Writing about baseball two days in a row? Hey, it’s my site.
We played a doubleheader last night and won both games. I caught the first game; the second game the manager shooed me over to first base. I haven’t played first since one inning in high school, which was a disaster. I last played semi-regularly when I was 12, and that was mostly as a joke. I could make the catches but I was just over five feet tall so I sure couldn’t stretch to get the ball a split second sooner.

I did decent; I made 3, maybe four putouts. There were two bad throws, one I would have nabbed if I’d been six feet tall; the other I got the glove on but really awkwardly and I couldn’t keep control of it. I was pretty mad about that one. I’m a whole lot more comfortable in right or left field these days.

Enough about my reliving the glory days I never had. What about that All-Star game? Ripken has a great flair for the dramatic. First, A-Rod, elected to play short, shooed Ripken over to his old position and moved to third. And Ripken homered in his first at-bat.

That’s the story of Ripken’s career. Ripken had no business playing short at age 40. Ripken really had no business starting the game. But Ripken spent 14 years doing what he had no business doing. He was always too big and too immobile to play short, but he played it and played it well. Shortstops have no business playing uninterrupted for 14 years. Ripken did that.

And really, that’s what defines an All-Star. Yes, the numbers are a big, big part of it, but Ripken’s a star, whether he’s hitting .320 or .220, and Ripken’s a sure-fire first-ballot Hall of Famer whether he hits his way into winning his old job back (Ripken’s not even a regular on his own team anymore) or whether he goes hitless for the rest of the season.

And Commissioner Bud Selig made a total ass of himself, not knowing the difference between home runs and RBIs when talking about Cal Ripken’s achievements, and mispronouncing Honus Wagner’s name when talking about Tony Gwynn one-upping his impressive career batting stats.

It was tonight’s All-Star game that reminded me of what makes baseball such a great game. Baseball is full of great moments like that–great players, sometimes running on fumes, coming back and showing us one last time what made them great in the first place.

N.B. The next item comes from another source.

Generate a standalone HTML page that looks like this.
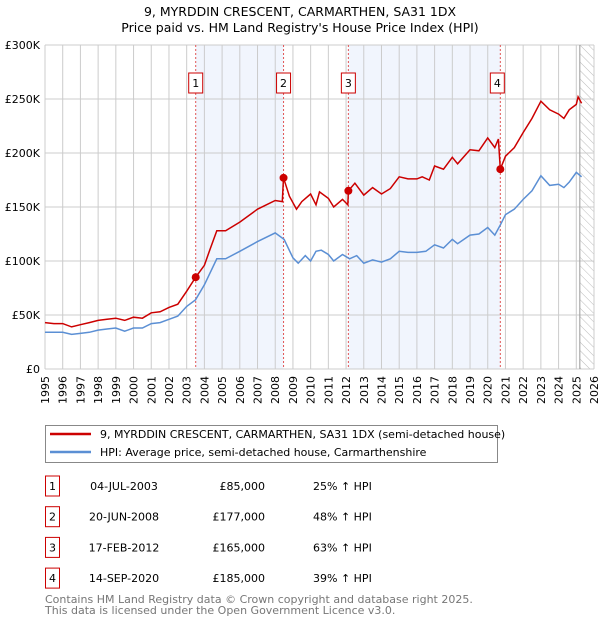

So what’s wrong with baseball? I honestly think baseball needs another Lyman Bostock. Lyman Bostock wasn’t a great player. He didn’t have time to become one, because he only played four seasons. But after making runs for the AL batting title in 1976 and 1977, Bostock signed with the California Angels, becaming one of the first of the high-priced free agents, and he immediately fell into a slump. He didn’t even hit his weight his first month, so he went to the owner of the team and tried to give back his salary, saying he hadn’t earned it. When the owner turned it down, he announced he was giving the money to charity instead. Thousands of requests came in, and Bostock went through them himself, wanting to determine who needed the money the most. Tragically, Bostock was shot and killed in Gary, Indiana, near the end of that season. He worked his tail off trying to get his batting average up over .300 by the end of the year. He was batting .296 when he died.

We’ve had tons of great stories since 1978. Ripken, of course. McGwire and Sosa’s friendly rivalry as they chased Roger Maris’ home run record. Orel Hershiser’s 59 consecutive scoreless innings. The emergence of Pedro Martinez and Greg Maddux when it appeared the era of truly, truly great pitchers was over.

But without another Lyman Bostock, they just look like a billionaire boys’ club. Emphasis on “boys.”